The key moments that led to Graeme Swann's departure
Tracking Graeme Swann's exit
Thanks to you all for your messages and support throughout my career. I hope you enjoyed it as much as I did.
— Graeme Swann (@Swannyg66) December 22, 2013
Such is the clarity of hindsight, it’s not difficult to isolate one of the moments when Graeme Swann realised he was no longer physically or mentally up for the challenges that cricket’s most unforgiving platform demands.
There was his forgettable outing in Adelaide where he twice surrendered his wicket in meek circumstances to Australia’s pace attack.
There was the savagery of the punishment he took from Shane Watson on the fourth morning in Perth, when the Australian all-rounder showed scant regard and treated Swann like he was the accounts director rolling his arm over in the office Christmas party parklands game (see video above).
And perhaps most tellingly, there was his reaction upon losing his wicket on the day the Ashes changed hands at the WACA.
This time not backing away from the quicks and parrying to slip, but unable to defend against his rival off-spinner Nathan Lyon and instead looping a simple bat-pad catch to short leg to leave England just two on-target deliveries from a third consecutive Test humiliation.
Almost before the catch was completed, Swann swiped his bat at the pitch not so much in frustration at losing the battle of the offies but – as seen in retrospect – confirming that the battle was truly lost and he had been again found wanting.
A notoriously combative cricketer – just ask any fielder who failed to prevent runs, let alone miss a chance from his bowling – Swann thrived on being able to lift himself for the big moments.
He was renowned for taking wickets in the first over of a spell.
For being a factor in conditions that didn’t necessarily suit spin bowlers. When the ball still carried the shine and hardness that suggested it should be in the hands of the seamers.
So it was when he found himself unable to exert influence at the time of the match when spinners are supposed to come into their own – in the latter half of Tests, as the pitch was wearing and batsmen under siege – that Swann made the self-assessment that his time had come.
And as is the case when a team is losing and every action is viewed through a lens of suspicion and self-preservation, it is the timing of the decision of a 34-year-old bowler with a notoriously wonky elbow rather than the announcement itself that has overshadowed the news.
If England had been three-nil in the ascendancy, the Ashes retained and their clearly-near-the-end spinner hanging up his stock ball to enable a changing of guard then he would be lauded as a consummate team man.
But as Stephen Waugh was want to note, there are no fairytales in the hard-nosed, over-scrutinised world of professional sport.
Fuelling the speculation that Swann chose to jump before he was shoved in favour of Monty Panesar from the starting XI for Boxing Day Boxing Day Test is the former off-spinner’s own spin on the chronology.
In the course of an 11-minute media conference today, Swann identified the moment at which clarity as to his playing future arrived as the end of the Perth Test when the Ashes were surrendered.
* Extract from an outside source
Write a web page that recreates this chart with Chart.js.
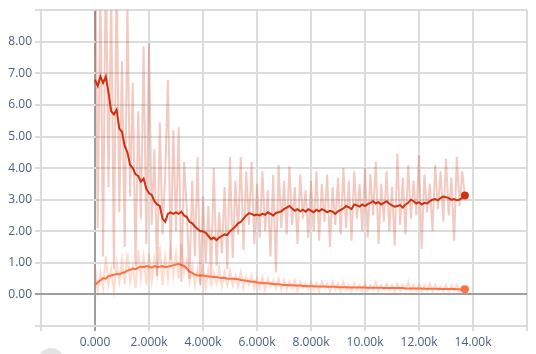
<!DOCTYPE html>
<html>
<head>
<meta charset="utf-8">
<script src="https://cdn.jsdelivr.net/npm/chart.js@4"></script>
<style>
  html, body { margin: 0; padding: 0; background: #fff; overflow: hidden; }
  #wrap { position: relative; width: 536px; height: 354px; }
  #knob { position: absolute; left: 38px; top: 348px; width: 26px; height: 26px; border-radius: 50%; background: #e3e3e3; }
</style>
</head>
<body>
<div id="wrap">
  <canvas id="chart" width="536" height="354"></canvas>
  <div id="knob"></div>
</div>
<script>
// training steps
const steps = [
  0, 100, 200, 300, 400, 500, 600, 700, 800, 900,
  1000, 1100, 1200, 1300, 1400, 1500, 1600, 1700, 1800, 1900,
  2000, 2100, 2200, 2300, 2400, 2500, 2600, 2700, 2800, 2900,
  3000, 3100, 3200, 3300, 3400, 3500, 3600, 3700, 3800, 3900,
  4000, 4100, 4200, 4300, 4400, 4500, 4600, 4700, 4800, 4900,
  5000, 5100, 5200, 5300, 5400, 5500, 5600, 5700, 5800, 5900,
  6000, 6100, 6200, 6300, 6400, 6500, 6600, 6700, 6800, 6900,
  7000, 7100, 7200, 7300, 7400, 7500, 7600, 7700, 7800, 7900,
  8000, 8100, 8200, 8300, 8400, 8500, 8600, 8700, 8800, 8900,
  9000, 9100, 9200, 9300, 9400, 9500, 9600, 9700, 9800, 9900,
  10000, 10100, 10200, 10300, 10400, 10500, 10600, 10700, 10800, 10900,
  11000, 11100, 11200, 11300, 11400, 11500, 11600, 11700, 11800, 11900,
  12000, 12100, 12200, 12300, 12400, 12500, 12600, 12700, 12800, 12900,
  13000, 13100, 13200, 13300, 13400, 13500, 13600, 13700
];

// red run: raw values
const redRaw = [
  12, 2.1, 9.8, 1.2, 11, 3.4, 9.6, 0.8, 10.5, 2.6,
  7.4, 1.5, 9.2, 3.1, 6.7, 0.9, 5.8, 2.4, 7.85, 1.6,
  7.95, 2.2, 4.6, 0.6, 5.45, 1.9, 3.8, 6.8, 1.1, 5.2,
  2.0, 5.3, 0.4, 4.2, 2.7, 0.5, 3.6, 1.2, 4.35, 0.3,
  3.1, 1.0, 2.8, 0.6, 4.0, 0.9, 2.6, 1.3, 3.4, 0.8,
  4.35, 1.15, 3.6, 1.9, 4.35, 1.4, 3.9, 2.2, 4.2, 1.6,
  3.5, 1.8, 3.9, 2.0, 3.3, 1.2, 3.8, 0.7, 4.1, 2.1,
  3.6, 1.9, 4.05, 2.2, 3.4, 1.6, 3.8, 2.4, 3.3, 1.8,
  3.6, 2.0, 3.9, 1.7, 3.5, 2.3, 3.8, 1.5, 3.4, 2.2,
  3.7, 1.9, 4.0, 2.1, 3.6, 1.7, 3.9, 2.4, 3.5, 2.0,
  4.0, 1.8, 3.8, 2.5, 4.2, 1.6, 3.5, 2.3, 3.9, 2.0,
  3.4, 1.55, 4.45, 2.2, 3.7, 1.9, 4.1, 2.4, 3.6, 2.5,
  4.4, 1.45, 3.8, 2.6, 3.5, 2.0, 4.1, 2.7, 3.9, 2.3,
  4.3, 2.5, 3.7, 1.7, 4.35, 2.8, 3.9, 3.1
];

// red run: smoothed values
const redSmooth = [
  6.8, 6.6, 6.9, 6.7, 6.9, 6.4, 5.8, 5.7, 5.85, 5.25,
  5.15, 4.7, 4.5, 4.1, 4.0, 3.8, 3.75, 3.57, 3.67, 3.35,
  3.2, 3.15, 2.95, 2.85, 2.8, 2.4, 2.3, 2.55, 2.6, 2.55,
  2.6, 2.55, 2.62, 2.5, 2.45, 2.3, 2.25, 2.15, 2.07, 2.0,
  2.0, 1.95, 1.85, 1.75, 1.8, 1.72, 1.8, 1.85, 1.9, 1.88,
  2.0, 2.07, 2.15, 2.25, 2.3, 2.4, 2.5, 2.57, 2.55, 2.5,
  2.53, 2.5, 2.56, 2.52, 2.6, 2.55, 2.5, 2.58, 2.6, 2.63,
  2.7, 2.75, 2.8, 2.72, 2.65, 2.7, 2.63, 2.68, 2.62, 2.7,
  2.65, 2.6, 2.68, 2.63, 2.7, 2.66, 2.6, 2.65, 2.62, 2.55,
  2.63, 2.68, 2.72, 2.8, 2.76, 2.7, 2.85, 2.82, 2.78, 2.85,
  2.8, 2.86, 2.9, 2.95, 2.88, 2.92, 2.85, 2.9, 2.95, 2.87,
  2.82, 2.78, 2.8, 2.83, 2.75, 2.85, 2.9, 3.0, 2.95, 2.88,
  2.92, 2.85, 2.9, 2.88, 2.95, 3.0, 3.02, 2.98, 3.05, 3.1,
  3.08, 3.05, 3.0, 3.02, 2.98, 3.0, 3.05, 3.13
];

// orange run: raw values
const orangeRaw = [
  0.9, 0.1, 0.7, 0.2, 1.2, 0.3, 0.8, 0.1, 1.0, 0.4,
  1.1, 0.3, 1.3, 0.4, 0.9, 0.2, 1.4, 0.5, 1.2, 0.3,
  1.3, 0.4, 1.1, 0.6, 1.5, 0.3, 1.2, 0.5, 1.4, 0.6,
  1.3, 0.5, 1.6, 0.7, 1.1, 0.4, 0.9, 0.3, 0.8, 0.4,
  0.9, 0.2, 0.8, 0.3, 0.7, 0.35, 0.85, 0.25, 0.7, 0.3,
  0.75, 0.3, 0.6, 0.25, 0.7, 0.2, 0.55, 0.3, 0.6, 0.2,
  0.5, 0.2, 0.55, 0.15, 0.5, 0.25, 0.45, 0.2, 0.5, 0.15,
  0.45, 0.15, 0.4, 0.2, 0.45, 0.1, 0.4, 0.2, 0.35, 0.15,
  0.4, 0.15, 0.35, 0.1, 0.4, 0.2, 0.35, 0.1, 0.4, 0.15,
  0.35, 0.1, 0.4, 0.15, 0.3, 0.1, 0.35, 0.15, 0.3, 0.1,
  0.35, 0.12, 0.3, 0.15, 0.4, 0.1, 0.3, 0.15, 0.35, 0.12,
  0.3, 0.1, 0.35, 0.12, 0.3, 0.15, 0.4, 0.1, 0.3, 0.12,
  0.3, 0.1, 0.28, 0.12, 0.35, 0.1, 0.3, 0.12, 0.25, 0.1,
  0.3, 0.1, 0.28, 0.12, 0.3, 0.1, 0.25, 0.14
];

// orange run: smoothed values
const orangeSmooth = [
  0.3, 0.38, 0.45, 0.52, 0.5, 0.58, 0.6, 0.62, 0.65, 0.63,
  0.68, 0.7, 0.75, 0.78, 0.82, 0.8, 0.85, 0.88, 0.86, 0.9,
  0.88, 0.85, 0.9, 0.87, 0.88, 0.9, 0.86, 0.88, 0.9, 0.92,
  0.95, 0.97, 0.93, 0.9, 0.82, 0.72, 0.68, 0.63, 0.6, 0.6,
  0.6, 0.58, 0.57, 0.56, 0.55, 0.55, 0.53, 0.52, 0.53, 0.5,
  0.5, 0.5, 0.49, 0.48, 0.46, 0.45, 0.43, 0.42, 0.4, 0.4,
  0.38, 0.37, 0.36, 0.35, 0.35, 0.34, 0.33, 0.32, 0.32, 0.31,
  0.3, 0.3, 0.29, 0.29, 0.28, 0.28, 0.28, 0.27, 0.27, 0.26,
  0.26, 0.26, 0.25, 0.25, 0.25, 0.25, 0.24, 0.24, 0.24, 0.24,
  0.23, 0.23, 0.23, 0.23, 0.22, 0.22, 0.22, 0.22, 0.22, 0.22,
  0.22, 0.21, 0.21, 0.21, 0.21, 0.21, 0.21, 0.2, 0.2, 0.2,
  0.2, 0.2, 0.2, 0.2, 0.2, 0.19, 0.19, 0.19, 0.19, 0.19,
  0.19, 0.19, 0.18, 0.18, 0.18, 0.18, 0.18, 0.18, 0.17, 0.17,
  0.17, 0.17, 0.17, 0.17, 0.16, 0.16, 0.16, 0.16
];

// axis ticks
const xTicks = [-2000, 0, 2000, 4000, 6000, 8000, 10000, 12000, 14000, 16000];
const xTickLabels = ['', '0.000', '2.000k', '4.000k', '6.000k', '8.000k', '10.00k', '12.00k', '14.00k', ''];
const yTicks = [-1, 0, 1, 2, 3, 4, 5, 6, 7, 8, 9];
const yTickLabels = ['', '0.00', '1.00', '2.00', '3.00', '4.00', '5.00', '6.00', '7.00', '8.00', ''];

const toPoints = vals => vals.map((v, i) => ({ x: steps[i], y: v }));
const lastDot = ctx => ctx.dataIndex === steps.length - 1 ? 4 : 0;

const gridColor = ctx => ctx.tick && ctx.tick.value === 0 ? '#9e9e9e' : '#dcdcdc';

new Chart(document.getElementById('chart'), {
    type: 'line',
    data: {
        datasets: [
            {
                label: 'red raw',
                data: toPoints(redRaw),
                borderColor: 'rgba(204, 51, 17, 0.26)',
                borderWidth: 2,
                pointRadius: 0,
                tension: 0
            },
            {
                label: 'orange raw',
                data: toPoints(orangeRaw),
                borderColor: 'rgba(255, 112, 67, 0.26)',
                borderWidth: 2,
                pointRadius: 0,
                tension: 0
            },
            {
                label: 'red',
                data: toPoints(redSmooth),
                borderColor: '#cc3311',
                backgroundColor: '#cc3311',
                borderWidth: 2,
                pointRadius: lastDot,
                pointBorderWidth: 0,
                tension: 0
            },
            {
                label: 'orange',
                data: toPoints(orangeSmooth),
                borderColor: '#ff7043',
                backgroundColor: '#ff7043',
                borderWidth: 2,
                pointRadius: lastDot,
                pointBorderWidth: 0,
                tension: 0
            }
        ]
    },
    options: {
        responsive: false,
        animation: false,
        layout: { padding: { top: 7, right: 9, left: 0, bottom: 0 } },
        plugins: {
            legend: { display: false },
            tooltip: { enabled: false }
        },
        scales: {
            x: {
                type: 'linear',
                min: xTicks[0],
                max: xTicks[xTicks.length - 1],
                afterBuildTicks: axis => { axis.ticks = xTicks.map(v => ({ value: v })); },
                afterFit: axis => { axis.height = 28; },
                grid: { color: gridColor, lineWidth: 2, tickLength: 5 },
                border: { display: false },
                ticks: {
                    autoSkip: false,
                    maxRotation: 0,
                    padding: 4,
                    color: '#4b5d7d',
                    font: { family: 'Open Sans', size: 12 },
                    callback: v => xTickLabels[xTicks.indexOf(v)]
                }
            },
            y: {
                min: yTicks[0],
                max: yTicks[yTicks.length - 1],
                afterBuildTicks: axis => { axis.ticks = yTicks.map(v => ({ value: v })); },
                afterFit: axis => { axis.width = 41; },
                grid: { color: gridColor, lineWidth: 2, tickLength: 6 },
                border: { display: false },
                ticks: {
                    padding: 3,
                    color: '#4b5d7d',
                    font: { family: 'Open Sans', size: 12 },
                    callback: v => yTickLabels[yTicks.indexOf(v)]
                }
            }
        }
    }
});
</script>
</body>
</html>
Or more to the point, he corrected, midway through that match.
Then it was the latter stages of the second Test in Adelaide. And finally he claimed it was after England’s victory at The Oval at the end of the previous Ashes campaign on home soil earlier this year that he “knew more or less that time was coming up”.
But the lure of a fourth-straight Ashes win, one last triumph in Australia and the sportsperson’s ever-lasting belief that one final success can be dragged out of an aching body and a cluttered mind meant Swann allowed himself a final hurrah.
One too many, as it turned out.
He is not the first, nor will he be the ultimate cricketer to have gambled that self-belief and past glories can somehow slow, maybe even reverse the inevitable downturn of the form line as it tracks into a player’s mid-30s.
Ricky Ponting acknowledges that he should have read the signs earlier. Ian Chappell recalls looking at the Adelaide Oval clock on the first morning of a Sheffield Shield game wondering why time was passing so slowly only to be confronted by the reality that his work day was five minutes old.
Swann cites the realisation that most others who watched Watson destroy him in Perth had simultaneously reached for the timing of his sudden retirement - his inability to undertake a large Test match workload and still have the skill and stamina to tie batsmen down on wearing pitches.
Put simply, he could no longer fill the position description of a Test spinner and, consequently, the role must be vacated so someone else with the requisite skills can be employed.
Swann wants to be remembered as someone who played the game with a smile, and one who generated the same among his teammates, the media and cricket fans through his all-too-rare preparedness to poke fun at the game’s absurdities and reveal some of its characters.
“And as a bloke who walks when he nicked it,” he added pointedly, to chuckles from the press corps.
Unfortunately, as Swann has admitted effective immediately, not even the well documented frailties of ‘hot spot’ or ‘snicko’ will allow you to cheat time.